[EXERCISE DIRECTIONS]
Filter the data for lines with the word "this", then copy every line so identified.

[Code that draws figures]
_____
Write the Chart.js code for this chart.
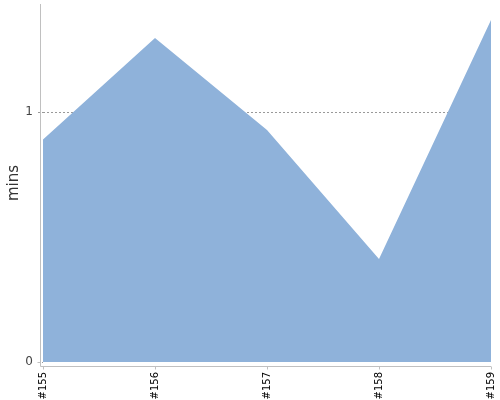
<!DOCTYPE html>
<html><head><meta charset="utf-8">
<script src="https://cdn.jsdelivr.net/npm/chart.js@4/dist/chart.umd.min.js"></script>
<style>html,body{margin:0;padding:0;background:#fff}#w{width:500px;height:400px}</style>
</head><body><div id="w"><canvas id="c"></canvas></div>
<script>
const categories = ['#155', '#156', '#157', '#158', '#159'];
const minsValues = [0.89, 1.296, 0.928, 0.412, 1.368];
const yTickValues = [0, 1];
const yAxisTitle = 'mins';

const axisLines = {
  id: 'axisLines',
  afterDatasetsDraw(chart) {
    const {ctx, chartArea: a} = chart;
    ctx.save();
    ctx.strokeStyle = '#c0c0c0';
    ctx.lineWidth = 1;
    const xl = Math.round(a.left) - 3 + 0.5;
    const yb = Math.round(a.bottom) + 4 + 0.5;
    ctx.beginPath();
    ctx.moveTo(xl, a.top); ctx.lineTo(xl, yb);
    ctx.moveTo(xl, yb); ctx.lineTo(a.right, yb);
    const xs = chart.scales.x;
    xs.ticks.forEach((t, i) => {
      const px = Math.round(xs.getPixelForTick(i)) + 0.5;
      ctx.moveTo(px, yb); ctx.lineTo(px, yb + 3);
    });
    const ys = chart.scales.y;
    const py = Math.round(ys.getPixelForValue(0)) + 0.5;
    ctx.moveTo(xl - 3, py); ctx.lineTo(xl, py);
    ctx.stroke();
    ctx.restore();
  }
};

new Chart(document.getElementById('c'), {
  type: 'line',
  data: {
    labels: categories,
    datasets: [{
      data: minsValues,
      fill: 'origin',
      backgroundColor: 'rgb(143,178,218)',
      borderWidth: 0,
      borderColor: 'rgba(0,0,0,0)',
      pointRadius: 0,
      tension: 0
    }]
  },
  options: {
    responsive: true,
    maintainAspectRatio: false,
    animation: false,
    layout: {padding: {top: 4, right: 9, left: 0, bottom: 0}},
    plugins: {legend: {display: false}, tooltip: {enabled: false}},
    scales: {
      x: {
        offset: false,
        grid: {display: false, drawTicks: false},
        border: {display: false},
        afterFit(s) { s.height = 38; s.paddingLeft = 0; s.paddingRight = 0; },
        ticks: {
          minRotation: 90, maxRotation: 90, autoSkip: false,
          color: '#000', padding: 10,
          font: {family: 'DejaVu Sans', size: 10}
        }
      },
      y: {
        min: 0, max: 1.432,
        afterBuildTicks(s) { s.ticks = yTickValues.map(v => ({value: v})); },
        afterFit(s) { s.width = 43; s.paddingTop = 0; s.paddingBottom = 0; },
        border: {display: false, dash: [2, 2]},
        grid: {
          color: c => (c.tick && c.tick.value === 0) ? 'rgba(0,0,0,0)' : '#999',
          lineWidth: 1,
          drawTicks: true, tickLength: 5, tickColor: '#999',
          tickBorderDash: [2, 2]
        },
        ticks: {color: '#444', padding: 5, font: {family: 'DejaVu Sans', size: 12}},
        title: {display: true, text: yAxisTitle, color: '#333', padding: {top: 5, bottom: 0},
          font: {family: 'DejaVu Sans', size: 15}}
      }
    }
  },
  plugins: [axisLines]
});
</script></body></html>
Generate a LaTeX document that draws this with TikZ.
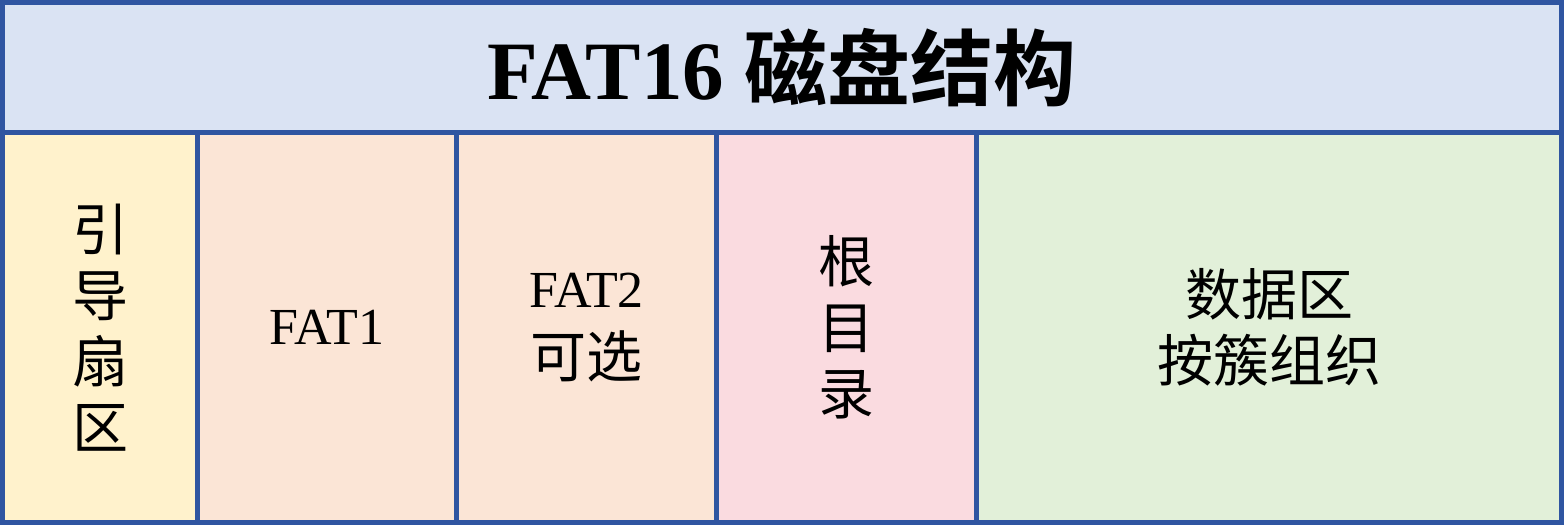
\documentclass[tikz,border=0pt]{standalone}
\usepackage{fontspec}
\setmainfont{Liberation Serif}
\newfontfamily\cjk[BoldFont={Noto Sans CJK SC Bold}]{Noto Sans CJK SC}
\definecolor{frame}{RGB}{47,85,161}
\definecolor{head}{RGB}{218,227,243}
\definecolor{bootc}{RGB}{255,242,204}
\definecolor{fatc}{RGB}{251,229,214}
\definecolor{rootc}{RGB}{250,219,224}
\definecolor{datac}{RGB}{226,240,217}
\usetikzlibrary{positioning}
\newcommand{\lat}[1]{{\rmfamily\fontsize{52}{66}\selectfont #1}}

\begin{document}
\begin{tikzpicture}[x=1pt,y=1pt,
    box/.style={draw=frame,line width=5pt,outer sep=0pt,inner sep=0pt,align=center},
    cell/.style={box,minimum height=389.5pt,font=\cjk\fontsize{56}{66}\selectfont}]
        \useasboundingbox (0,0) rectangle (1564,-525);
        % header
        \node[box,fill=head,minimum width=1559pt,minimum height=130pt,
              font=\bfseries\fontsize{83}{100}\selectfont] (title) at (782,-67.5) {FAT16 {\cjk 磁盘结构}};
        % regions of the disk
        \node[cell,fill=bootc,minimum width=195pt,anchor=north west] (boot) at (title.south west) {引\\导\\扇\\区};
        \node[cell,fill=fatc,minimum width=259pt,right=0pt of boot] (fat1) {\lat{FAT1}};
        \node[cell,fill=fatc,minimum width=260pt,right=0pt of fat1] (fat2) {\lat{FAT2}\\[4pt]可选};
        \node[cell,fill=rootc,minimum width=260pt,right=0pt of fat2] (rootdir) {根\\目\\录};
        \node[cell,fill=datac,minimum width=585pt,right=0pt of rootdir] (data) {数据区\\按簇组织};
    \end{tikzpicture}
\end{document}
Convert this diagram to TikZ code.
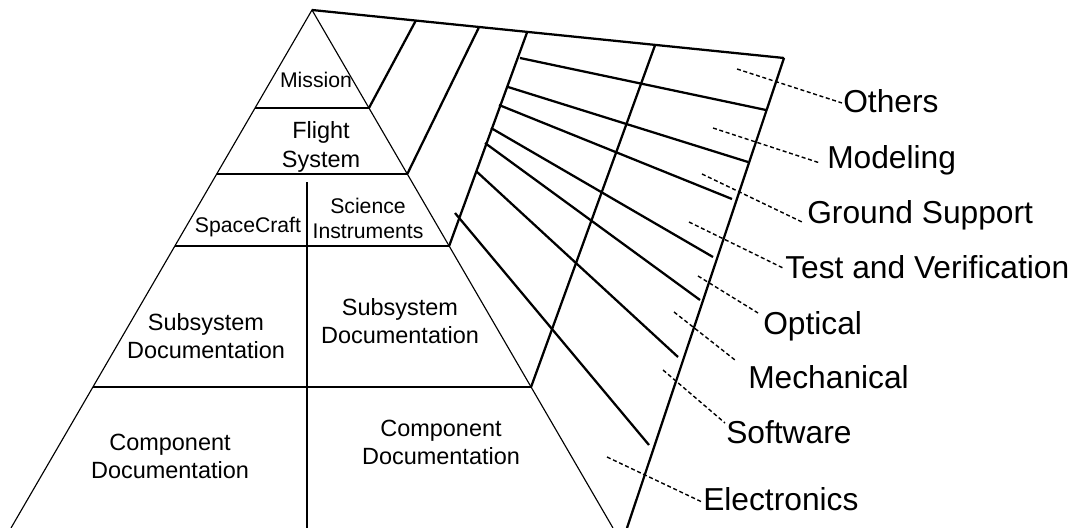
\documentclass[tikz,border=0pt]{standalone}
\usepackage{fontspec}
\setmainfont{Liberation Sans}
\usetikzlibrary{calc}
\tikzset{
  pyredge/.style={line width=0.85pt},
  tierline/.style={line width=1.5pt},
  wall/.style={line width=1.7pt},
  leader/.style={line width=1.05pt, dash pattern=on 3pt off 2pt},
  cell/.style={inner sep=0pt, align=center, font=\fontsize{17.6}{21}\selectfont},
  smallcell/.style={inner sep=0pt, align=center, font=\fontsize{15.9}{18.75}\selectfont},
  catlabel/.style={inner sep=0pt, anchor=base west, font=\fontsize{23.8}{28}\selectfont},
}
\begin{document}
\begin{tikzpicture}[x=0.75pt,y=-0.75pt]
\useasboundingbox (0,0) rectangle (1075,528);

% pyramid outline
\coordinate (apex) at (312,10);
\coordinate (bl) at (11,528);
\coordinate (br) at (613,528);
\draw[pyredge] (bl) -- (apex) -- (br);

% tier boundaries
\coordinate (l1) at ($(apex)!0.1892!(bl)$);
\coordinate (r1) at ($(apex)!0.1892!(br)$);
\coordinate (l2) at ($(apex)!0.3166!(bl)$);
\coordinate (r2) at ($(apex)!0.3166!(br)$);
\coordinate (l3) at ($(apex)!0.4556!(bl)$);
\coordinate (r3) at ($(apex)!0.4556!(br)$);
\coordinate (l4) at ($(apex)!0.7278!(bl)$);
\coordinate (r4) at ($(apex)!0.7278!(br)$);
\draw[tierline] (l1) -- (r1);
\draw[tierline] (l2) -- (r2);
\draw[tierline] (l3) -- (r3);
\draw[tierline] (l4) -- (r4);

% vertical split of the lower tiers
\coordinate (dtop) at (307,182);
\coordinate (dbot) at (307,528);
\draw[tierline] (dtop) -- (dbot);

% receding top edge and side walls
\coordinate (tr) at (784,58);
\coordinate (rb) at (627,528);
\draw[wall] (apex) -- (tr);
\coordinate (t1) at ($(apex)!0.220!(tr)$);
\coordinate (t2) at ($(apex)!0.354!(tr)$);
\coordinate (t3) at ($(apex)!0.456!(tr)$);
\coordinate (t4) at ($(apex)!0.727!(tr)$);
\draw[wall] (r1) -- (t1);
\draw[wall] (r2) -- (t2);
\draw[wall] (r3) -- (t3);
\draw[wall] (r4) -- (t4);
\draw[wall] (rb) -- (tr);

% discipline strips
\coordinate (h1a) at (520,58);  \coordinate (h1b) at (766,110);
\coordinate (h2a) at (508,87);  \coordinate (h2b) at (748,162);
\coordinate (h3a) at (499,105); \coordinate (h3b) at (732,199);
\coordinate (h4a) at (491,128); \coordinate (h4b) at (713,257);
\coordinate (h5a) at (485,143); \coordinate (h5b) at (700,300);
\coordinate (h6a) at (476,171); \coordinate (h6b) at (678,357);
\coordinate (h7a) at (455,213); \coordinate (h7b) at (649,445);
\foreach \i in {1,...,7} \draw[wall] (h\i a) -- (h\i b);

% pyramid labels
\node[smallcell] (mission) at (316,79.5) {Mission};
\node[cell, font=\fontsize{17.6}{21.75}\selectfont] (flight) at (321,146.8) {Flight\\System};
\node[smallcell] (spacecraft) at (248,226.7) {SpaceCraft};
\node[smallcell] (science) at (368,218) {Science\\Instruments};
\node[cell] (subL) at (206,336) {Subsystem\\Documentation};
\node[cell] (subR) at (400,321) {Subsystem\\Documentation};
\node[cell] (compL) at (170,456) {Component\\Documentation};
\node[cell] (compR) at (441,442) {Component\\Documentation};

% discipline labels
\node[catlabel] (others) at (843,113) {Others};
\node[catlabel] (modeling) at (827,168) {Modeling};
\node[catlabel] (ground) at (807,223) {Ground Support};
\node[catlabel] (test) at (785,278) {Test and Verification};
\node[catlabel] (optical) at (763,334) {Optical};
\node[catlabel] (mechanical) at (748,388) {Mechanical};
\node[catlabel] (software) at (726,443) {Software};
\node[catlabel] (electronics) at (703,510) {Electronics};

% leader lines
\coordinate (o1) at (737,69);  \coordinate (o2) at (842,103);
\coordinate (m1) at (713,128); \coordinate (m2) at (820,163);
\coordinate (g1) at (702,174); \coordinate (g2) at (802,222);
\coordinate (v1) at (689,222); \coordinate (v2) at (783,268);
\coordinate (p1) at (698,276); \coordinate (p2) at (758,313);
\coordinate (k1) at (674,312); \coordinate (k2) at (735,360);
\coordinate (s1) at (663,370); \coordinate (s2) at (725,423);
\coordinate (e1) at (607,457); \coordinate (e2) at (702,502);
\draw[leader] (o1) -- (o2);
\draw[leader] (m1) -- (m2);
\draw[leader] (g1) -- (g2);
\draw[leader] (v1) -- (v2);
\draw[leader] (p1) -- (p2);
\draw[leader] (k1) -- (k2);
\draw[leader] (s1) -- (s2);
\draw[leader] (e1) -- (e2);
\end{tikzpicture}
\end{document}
_____
[FINAL RESULT]
Write the Chart.js code for this chart.
Generate a LaTeX document that draws this with TikZ.
Convert this diagram to TikZ code.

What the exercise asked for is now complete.